→ **Task**:
Copy out the data below verbatim.
### Supplied data ###
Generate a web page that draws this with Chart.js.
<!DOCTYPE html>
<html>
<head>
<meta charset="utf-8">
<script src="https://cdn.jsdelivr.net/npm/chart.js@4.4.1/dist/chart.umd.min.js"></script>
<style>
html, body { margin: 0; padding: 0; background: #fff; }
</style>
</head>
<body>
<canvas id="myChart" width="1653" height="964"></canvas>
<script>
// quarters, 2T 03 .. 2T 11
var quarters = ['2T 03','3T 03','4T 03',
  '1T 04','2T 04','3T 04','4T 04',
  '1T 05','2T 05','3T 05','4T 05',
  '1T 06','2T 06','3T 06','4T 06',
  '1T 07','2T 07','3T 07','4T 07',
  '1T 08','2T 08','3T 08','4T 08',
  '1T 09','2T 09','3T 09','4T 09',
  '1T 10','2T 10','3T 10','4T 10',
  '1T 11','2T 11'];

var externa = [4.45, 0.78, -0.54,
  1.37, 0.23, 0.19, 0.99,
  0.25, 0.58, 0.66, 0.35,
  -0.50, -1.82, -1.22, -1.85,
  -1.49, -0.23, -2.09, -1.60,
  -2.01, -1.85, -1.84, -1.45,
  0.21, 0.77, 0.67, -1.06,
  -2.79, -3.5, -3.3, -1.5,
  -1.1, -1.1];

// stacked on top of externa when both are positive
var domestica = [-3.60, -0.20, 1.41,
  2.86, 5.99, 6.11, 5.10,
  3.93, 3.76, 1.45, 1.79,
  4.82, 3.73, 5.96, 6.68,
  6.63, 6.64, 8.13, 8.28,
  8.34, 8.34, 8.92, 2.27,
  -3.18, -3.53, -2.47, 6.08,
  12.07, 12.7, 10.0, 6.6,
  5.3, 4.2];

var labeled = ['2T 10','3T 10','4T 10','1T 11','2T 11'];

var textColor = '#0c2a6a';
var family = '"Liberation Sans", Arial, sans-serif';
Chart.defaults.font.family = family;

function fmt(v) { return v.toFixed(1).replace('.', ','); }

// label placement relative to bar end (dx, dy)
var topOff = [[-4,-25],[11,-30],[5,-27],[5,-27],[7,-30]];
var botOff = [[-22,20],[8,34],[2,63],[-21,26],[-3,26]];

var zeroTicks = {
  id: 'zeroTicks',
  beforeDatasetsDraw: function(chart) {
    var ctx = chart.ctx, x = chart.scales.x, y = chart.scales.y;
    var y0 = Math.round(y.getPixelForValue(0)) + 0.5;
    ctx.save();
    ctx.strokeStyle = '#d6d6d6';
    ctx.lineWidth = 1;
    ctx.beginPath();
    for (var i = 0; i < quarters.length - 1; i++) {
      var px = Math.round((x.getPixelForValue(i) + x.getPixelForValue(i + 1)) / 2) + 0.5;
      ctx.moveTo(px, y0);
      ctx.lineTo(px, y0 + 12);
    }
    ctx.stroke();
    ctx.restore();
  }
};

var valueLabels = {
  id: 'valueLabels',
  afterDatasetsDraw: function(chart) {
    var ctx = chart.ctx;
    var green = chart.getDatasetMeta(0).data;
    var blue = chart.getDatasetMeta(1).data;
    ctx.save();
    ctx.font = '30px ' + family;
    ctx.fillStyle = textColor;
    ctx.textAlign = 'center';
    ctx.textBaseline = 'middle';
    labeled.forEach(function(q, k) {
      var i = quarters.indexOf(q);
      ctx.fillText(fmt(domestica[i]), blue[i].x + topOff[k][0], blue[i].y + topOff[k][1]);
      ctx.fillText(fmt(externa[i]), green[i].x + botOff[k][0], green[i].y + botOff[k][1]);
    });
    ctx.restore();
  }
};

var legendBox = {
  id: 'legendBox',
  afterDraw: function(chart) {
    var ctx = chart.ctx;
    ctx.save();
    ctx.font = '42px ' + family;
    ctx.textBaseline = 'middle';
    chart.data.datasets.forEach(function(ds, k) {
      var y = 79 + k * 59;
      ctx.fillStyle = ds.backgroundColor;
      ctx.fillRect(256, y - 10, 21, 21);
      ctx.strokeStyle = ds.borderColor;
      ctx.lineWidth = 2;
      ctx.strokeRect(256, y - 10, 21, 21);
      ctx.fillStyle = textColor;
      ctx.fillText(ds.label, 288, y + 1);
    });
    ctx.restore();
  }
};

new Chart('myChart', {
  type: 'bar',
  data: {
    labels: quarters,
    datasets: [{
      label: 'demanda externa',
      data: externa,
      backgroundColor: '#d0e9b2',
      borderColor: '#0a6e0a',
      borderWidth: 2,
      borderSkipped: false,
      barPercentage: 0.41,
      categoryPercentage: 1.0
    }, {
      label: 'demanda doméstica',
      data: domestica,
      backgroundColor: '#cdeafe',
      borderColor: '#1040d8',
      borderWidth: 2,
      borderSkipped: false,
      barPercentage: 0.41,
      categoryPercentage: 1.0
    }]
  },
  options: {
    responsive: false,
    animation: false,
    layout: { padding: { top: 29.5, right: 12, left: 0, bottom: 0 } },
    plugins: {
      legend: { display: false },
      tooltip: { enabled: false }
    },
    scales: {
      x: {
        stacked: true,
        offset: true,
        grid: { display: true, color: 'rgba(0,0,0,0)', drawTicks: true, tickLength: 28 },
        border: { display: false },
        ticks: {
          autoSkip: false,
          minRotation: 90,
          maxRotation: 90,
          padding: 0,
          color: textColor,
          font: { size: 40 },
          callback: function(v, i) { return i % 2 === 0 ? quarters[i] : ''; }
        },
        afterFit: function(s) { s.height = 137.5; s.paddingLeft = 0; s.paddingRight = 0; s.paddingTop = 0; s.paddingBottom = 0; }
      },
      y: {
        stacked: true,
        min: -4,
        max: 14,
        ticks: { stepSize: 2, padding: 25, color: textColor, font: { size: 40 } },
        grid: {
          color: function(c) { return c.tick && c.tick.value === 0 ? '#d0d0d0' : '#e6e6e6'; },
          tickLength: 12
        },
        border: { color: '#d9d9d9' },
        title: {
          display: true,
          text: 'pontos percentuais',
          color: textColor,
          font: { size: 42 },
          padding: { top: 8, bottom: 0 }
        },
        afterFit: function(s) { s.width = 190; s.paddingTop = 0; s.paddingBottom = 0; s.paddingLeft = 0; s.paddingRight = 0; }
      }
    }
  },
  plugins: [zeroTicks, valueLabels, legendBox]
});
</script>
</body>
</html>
###
→ **Solution**:
Generate a web page that draws this with Chart.js.
<!DOCTYPE html>
<html>
<head>
<meta charset="utf-8">
<script src="https://cdn.jsdelivr.net/npm/chart.js@4.4.1/dist/chart.umd.min.js"></script>
<style>
html, body { margin: 0; padding: 0; background: #fff; }
</style>
</head>
<body>
<canvas id="myChart" width="1653" height="964"></canvas>
<script>
// quarters, 2T 03 .. 2T 11
var quarters = ['2T 03','3T 03','4T 03',
  '1T 04','2T 04','3T 04','4T 04',
  '1T 05','2T 05','3T 05','4T 05',
  '1T 06','2T 06','3T 06','4T 06',
  '1T 07','2T 07','3T 07','4T 07',
  '1T 08','2T 08','3T 08','4T 08',
  '1T 09','2T 09','3T 09','4T 09',
  '1T 10','2T 10','3T 10','4T 10',
  '1T 11','2T 11'];

var externa = [4.45, 0.78, -0.54,
  1.37, 0.23, 0.19, 0.99,
  0.25, 0.58, 0.66, 0.35,
  -0.50, -1.82, -1.22, -1.85,
  -1.49, -0.23, -2.09, -1.60,
  -2.01, -1.85, -1.84, -1.45,
  0.21, 0.77, 0.67, -1.06,
  -2.79, -3.5, -3.3, -1.5,
  -1.1, -1.1];

// stacked on top of externa when both are positive
var domestica = [-3.60, -0.20, 1.41,
  2.86, 5.99, 6.11, 5.10,
  3.93, 3.76, 1.45, 1.79,
  4.82, 3.73, 5.96, 6.68,
  6.63, 6.64, 8.13, 8.28,
  8.34, 8.34, 8.92, 2.27,
  -3.18, -3.53, -2.47, 6.08,
  12.07, 12.7, 10.0, 6.6,
  5.3, 4.2];

var labeled = ['2T 10','3T 10','4T 10','1T 11','2T 11'];

var textColor = '#0c2a6a';
var family = '"Liberation Sans", Arial, sans-serif';
Chart.defaults.font.family = family;

function fmt(v) { return v.toFixed(1).replace('.', ','); }

// label placement relative to bar end (dx, dy)
var topOff = [[-4,-25],[11,-30],[5,-27],[5,-27],[7,-30]];
var botOff = [[-22,20],[8,34],[2,63],[-21,26],[-3,26]];

var zeroTicks = {
  id: 'zeroTicks',
  beforeDatasetsDraw: function(chart) {
    var ctx = chart.ctx, x = chart.scales.x, y = chart.scales.y;
    var y0 = Math.round(y.getPixelForValue(0)) + 0.5;
    ctx.save();
    ctx.strokeStyle = '#d6d6d6';
    ctx.lineWidth = 1;
    ctx.beginPath();
    for (var i = 0; i < quarters.length - 1; i++) {
      var px = Math.round((x.getPixelForValue(i) + x.getPixelForValue(i + 1)) / 2) + 0.5;
      ctx.moveTo(px, y0);
      ctx.lineTo(px, y0 + 12);
    }
    ctx.stroke();
    ctx.restore();
  }
};

var valueLabels = {
  id: 'valueLabels',
  afterDatasetsDraw: function(chart) {
    var ctx = chart.ctx;
    var green = chart.getDatasetMeta(0).data;
    var blue = chart.getDatasetMeta(1).data;
    ctx.save();
    ctx.font = '30px ' + family;
    ctx.fillStyle = textColor;
    ctx.textAlign = 'center';
    ctx.textBaseline = 'middle';
    labeled.forEach(function(q, k) {
      var i = quarters.indexOf(q);
      ctx.fillText(fmt(domestica[i]), blue[i].x + topOff[k][0], blue[i].y + topOff[k][1]);
      ctx.fillText(fmt(externa[i]), green[i].x + botOff[k][0], green[i].y + botOff[k][1]);
    });
    ctx.restore();
  }
};

var legendBox = {
  id: 'legendBox',
  afterDraw: function(chart) {
    var ctx = chart.ctx;
    ctx.save();
    ctx.font = '42px ' + family;
    ctx.textBaseline = 'middle';
    chart.data.datasets.forEach(function(ds, k) {
      var y = 79 + k * 59;
      ctx.fillStyle = ds.backgroundColor;
      ctx.fillRect(256, y - 10, 21, 21);
      ctx.strokeStyle = ds.borderColor;
      ctx.lineWidth = 2;
      ctx.strokeRect(256, y - 10, 21, 21);
      ctx.fillStyle = textColor;
      ctx.fillText(ds.label, 288, y + 1);
    });
    ctx.restore();
  }
};

new Chart('myChart', {
  type: 'bar',
  data: {
    labels: quarters,
    datasets: [{
      label: 'demanda externa',
      data: externa,
      backgroundColor: '#d0e9b2',
      borderColor: '#0a6e0a',
      borderWidth: 2,
      borderSkipped: false,
      barPercentage: 0.41,
      categoryPercentage: 1.0
    }, {
      label: 'demanda doméstica',
      data: domestica,
      backgroundColor: '#cdeafe',
      borderColor: '#1040d8',
      borderWidth: 2,
      borderSkipped: false,
      barPercentage: 0.41,
      categoryPercentage: 1.0
    }]
  },
  options: {
    responsive: false,
    animation: false,
    layout: { padding: { top: 29.5, right: 12, left: 0, bottom: 0 } },
    plugins: {
      legend: { display: false },
      tooltip: { enabled: false }
    },
    scales: {
      x: {
        stacked: true,
        offset: true,
        grid: { display: true, color: 'rgba(0,0,0,0)', drawTicks: true, tickLength: 28 },
        border: { display: false },
        ticks: {
          autoSkip: false,
          minRotation: 90,
          maxRotation: 90,
          padding: 0,
          color: textColor,
          font: { size: 40 },
          callback: function(v, i) { return i % 2 === 0 ? quarters[i] : ''; }
        },
        afterFit: function(s) { s.height = 137.5; s.paddingLeft = 0; s.paddingRight = 0; s.paddingTop = 0; s.paddingBottom = 0; }
      },
      y: {
        stacked: true,
        min: -4,
        max: 14,
        ticks: { stepSize: 2, padding: 25, color: textColor, font: { size: 40 } },
        grid: {
          color: function(c) { return c.tick && c.tick.value === 0 ? '#d0d0d0' : '#e6e6e6'; },
          tickLength: 12
        },
        border: { color: '#d9d9d9' },
        title: {
          display: true,
          text: 'pontos percentuais',
          color: textColor,
          font: { size: 42 },
          padding: { top: 8, bottom: 0 }
        },
        afterFit: function(s) { s.width = 190; s.paddingTop = 0; s.paddingBottom = 0; s.paddingLeft = 0; s.paddingRight = 0; }
      }
    }
  },
  plugins: [zeroTicks, valueLabels, legendBox]
});
</script>
</body>
</html>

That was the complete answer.